**What is expected**
Tally the lines in the listing below that include "code". Answer with the count and nothing more.

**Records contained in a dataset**
-------

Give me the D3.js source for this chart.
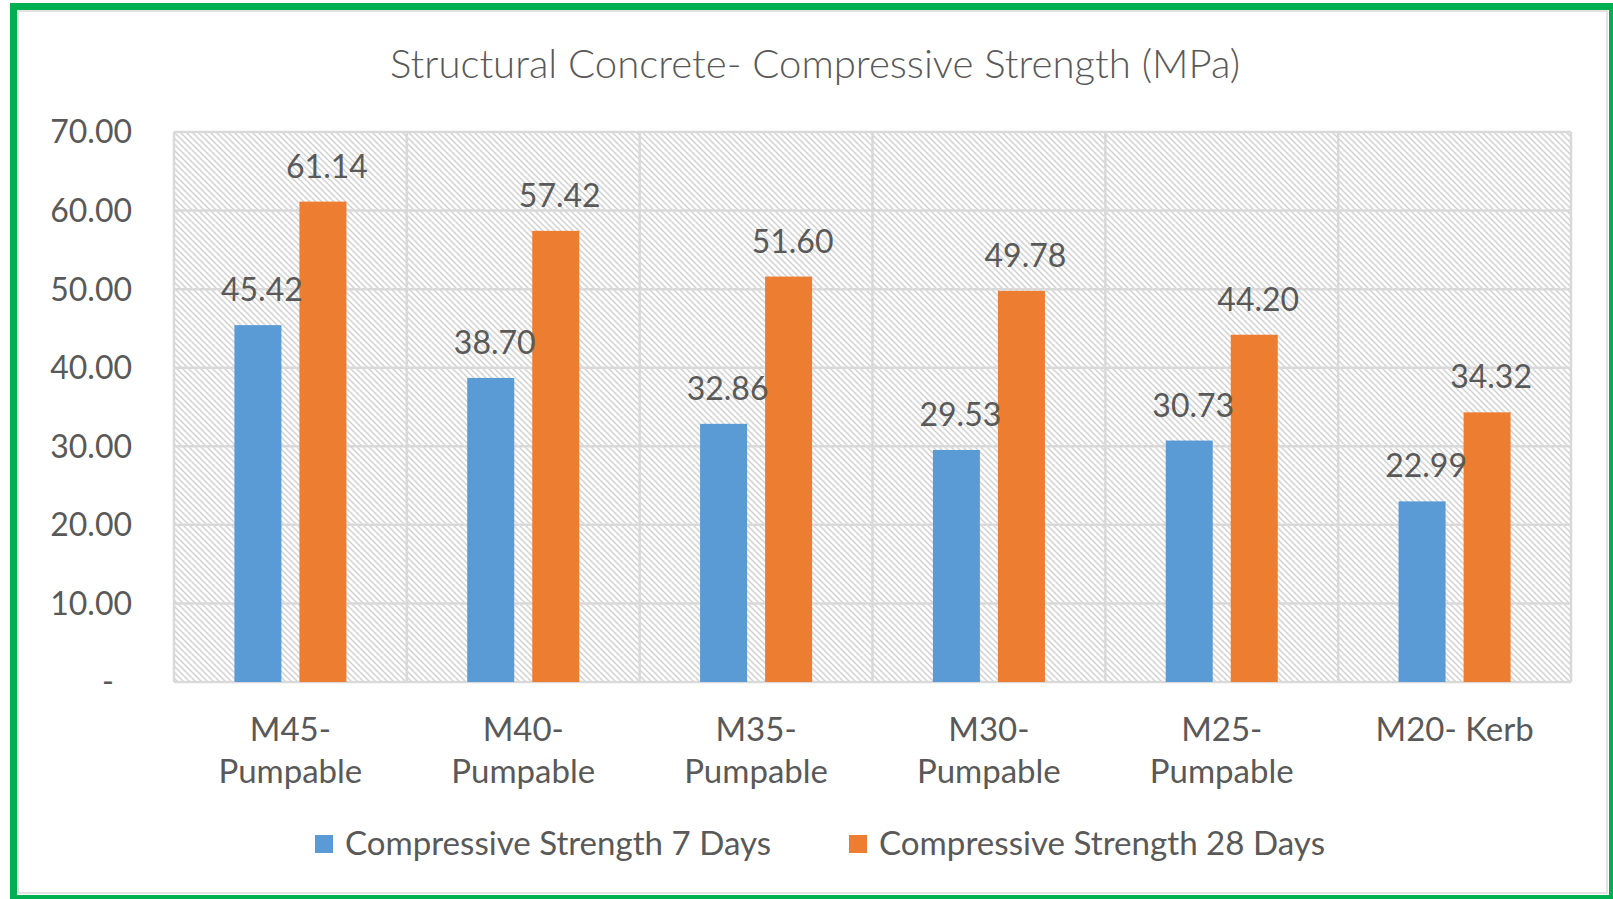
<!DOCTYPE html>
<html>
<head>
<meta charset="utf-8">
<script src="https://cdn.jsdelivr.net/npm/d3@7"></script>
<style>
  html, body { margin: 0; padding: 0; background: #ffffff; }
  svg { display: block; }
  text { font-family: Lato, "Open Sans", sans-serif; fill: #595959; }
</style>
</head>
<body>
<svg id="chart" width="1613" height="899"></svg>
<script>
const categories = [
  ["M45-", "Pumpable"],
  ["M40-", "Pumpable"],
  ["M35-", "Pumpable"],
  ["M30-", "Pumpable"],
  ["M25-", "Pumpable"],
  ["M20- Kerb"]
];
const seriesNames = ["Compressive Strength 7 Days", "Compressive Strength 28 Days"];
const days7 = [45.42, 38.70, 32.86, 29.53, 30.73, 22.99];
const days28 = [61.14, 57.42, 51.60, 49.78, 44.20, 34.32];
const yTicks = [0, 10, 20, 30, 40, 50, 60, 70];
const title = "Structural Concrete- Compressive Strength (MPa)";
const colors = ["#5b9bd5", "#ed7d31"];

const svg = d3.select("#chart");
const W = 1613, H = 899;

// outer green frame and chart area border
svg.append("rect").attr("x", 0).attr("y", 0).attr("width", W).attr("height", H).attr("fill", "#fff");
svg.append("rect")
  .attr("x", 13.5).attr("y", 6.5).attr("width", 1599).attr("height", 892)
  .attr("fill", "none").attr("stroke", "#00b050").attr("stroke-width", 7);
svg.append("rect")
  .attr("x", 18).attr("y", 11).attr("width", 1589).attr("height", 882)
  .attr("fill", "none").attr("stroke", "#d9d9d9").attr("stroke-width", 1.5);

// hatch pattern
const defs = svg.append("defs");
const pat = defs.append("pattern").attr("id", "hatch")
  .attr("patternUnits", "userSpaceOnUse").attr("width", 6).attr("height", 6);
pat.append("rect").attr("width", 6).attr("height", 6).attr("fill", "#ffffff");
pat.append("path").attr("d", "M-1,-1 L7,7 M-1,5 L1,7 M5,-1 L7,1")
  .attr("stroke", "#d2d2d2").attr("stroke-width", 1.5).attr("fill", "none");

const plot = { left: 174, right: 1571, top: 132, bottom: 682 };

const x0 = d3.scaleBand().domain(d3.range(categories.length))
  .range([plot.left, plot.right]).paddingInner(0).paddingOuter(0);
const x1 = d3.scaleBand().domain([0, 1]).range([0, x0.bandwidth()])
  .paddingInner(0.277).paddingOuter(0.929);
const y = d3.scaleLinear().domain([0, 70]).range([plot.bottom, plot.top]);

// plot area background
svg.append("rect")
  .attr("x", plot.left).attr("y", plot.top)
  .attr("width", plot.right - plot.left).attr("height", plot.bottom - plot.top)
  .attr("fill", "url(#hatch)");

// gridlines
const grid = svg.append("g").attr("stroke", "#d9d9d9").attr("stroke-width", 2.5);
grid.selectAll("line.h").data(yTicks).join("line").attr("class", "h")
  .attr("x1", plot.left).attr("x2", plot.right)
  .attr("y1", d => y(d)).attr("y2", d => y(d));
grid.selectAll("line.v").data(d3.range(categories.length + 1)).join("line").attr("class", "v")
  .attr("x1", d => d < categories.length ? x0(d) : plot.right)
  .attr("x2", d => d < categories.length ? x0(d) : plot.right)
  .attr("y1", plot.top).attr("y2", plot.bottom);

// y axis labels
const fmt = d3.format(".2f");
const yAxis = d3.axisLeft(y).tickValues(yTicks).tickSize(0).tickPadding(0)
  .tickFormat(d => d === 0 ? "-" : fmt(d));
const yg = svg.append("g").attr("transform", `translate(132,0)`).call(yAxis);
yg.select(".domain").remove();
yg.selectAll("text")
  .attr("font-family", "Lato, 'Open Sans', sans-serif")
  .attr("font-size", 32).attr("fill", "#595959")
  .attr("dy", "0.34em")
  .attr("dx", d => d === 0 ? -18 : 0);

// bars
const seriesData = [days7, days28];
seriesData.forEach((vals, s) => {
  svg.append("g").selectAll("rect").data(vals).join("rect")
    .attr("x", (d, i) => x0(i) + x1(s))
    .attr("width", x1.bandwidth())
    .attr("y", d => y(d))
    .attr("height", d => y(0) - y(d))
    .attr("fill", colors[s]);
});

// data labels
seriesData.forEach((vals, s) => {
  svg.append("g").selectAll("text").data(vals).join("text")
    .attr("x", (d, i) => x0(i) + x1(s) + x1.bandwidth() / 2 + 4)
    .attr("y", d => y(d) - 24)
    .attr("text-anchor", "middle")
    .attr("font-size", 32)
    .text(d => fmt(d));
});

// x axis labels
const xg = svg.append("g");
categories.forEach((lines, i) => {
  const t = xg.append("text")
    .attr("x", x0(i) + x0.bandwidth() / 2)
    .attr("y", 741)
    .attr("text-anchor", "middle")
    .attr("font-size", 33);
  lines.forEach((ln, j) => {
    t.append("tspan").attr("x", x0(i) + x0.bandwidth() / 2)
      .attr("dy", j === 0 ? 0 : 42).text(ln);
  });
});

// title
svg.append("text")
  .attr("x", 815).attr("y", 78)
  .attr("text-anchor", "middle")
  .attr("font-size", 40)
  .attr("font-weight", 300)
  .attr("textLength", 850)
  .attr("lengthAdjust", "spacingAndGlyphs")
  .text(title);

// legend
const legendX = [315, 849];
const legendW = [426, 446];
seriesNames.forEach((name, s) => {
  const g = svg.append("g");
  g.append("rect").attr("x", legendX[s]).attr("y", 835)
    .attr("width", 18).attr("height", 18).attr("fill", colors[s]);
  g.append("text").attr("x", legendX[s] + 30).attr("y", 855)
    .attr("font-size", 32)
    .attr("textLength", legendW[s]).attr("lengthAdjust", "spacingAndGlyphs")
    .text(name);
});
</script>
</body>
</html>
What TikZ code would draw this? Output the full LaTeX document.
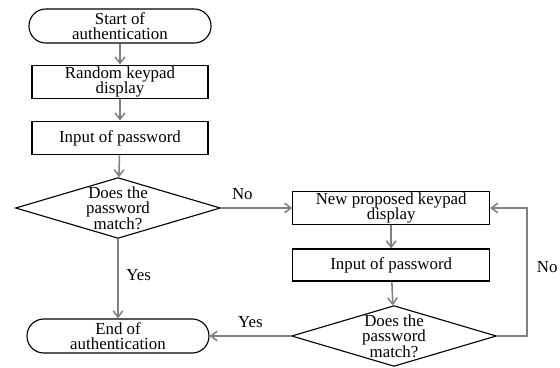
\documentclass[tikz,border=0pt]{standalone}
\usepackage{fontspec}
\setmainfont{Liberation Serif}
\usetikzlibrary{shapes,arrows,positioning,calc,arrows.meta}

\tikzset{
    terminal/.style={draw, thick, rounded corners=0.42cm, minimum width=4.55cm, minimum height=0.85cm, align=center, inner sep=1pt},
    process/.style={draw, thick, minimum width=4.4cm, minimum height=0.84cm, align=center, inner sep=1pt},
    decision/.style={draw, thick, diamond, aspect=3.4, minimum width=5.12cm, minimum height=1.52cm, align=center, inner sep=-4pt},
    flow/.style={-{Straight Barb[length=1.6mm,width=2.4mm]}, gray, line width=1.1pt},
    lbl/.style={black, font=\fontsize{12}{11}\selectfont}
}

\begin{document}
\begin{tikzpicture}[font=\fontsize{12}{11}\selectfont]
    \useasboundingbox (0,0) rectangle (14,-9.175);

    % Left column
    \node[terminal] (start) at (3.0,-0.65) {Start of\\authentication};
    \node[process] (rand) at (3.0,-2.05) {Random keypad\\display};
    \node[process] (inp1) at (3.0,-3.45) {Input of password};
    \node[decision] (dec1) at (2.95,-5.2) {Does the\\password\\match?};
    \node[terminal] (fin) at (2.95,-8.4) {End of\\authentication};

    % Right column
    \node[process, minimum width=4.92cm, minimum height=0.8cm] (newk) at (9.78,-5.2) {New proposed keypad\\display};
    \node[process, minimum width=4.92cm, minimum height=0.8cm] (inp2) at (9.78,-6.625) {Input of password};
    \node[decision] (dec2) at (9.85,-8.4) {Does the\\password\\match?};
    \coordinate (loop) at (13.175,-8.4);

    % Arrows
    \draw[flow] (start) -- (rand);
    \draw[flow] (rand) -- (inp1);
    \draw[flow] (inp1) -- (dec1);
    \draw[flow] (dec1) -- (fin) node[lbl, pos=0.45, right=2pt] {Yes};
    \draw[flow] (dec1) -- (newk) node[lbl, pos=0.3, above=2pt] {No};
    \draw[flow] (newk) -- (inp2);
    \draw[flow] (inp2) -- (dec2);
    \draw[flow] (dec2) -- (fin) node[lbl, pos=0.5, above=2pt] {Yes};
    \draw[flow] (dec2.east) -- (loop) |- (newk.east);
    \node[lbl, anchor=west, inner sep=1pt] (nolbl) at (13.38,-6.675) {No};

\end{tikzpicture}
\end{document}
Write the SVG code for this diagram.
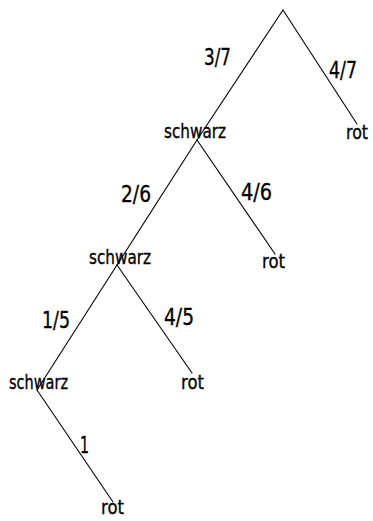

-------

**Problem solution**
2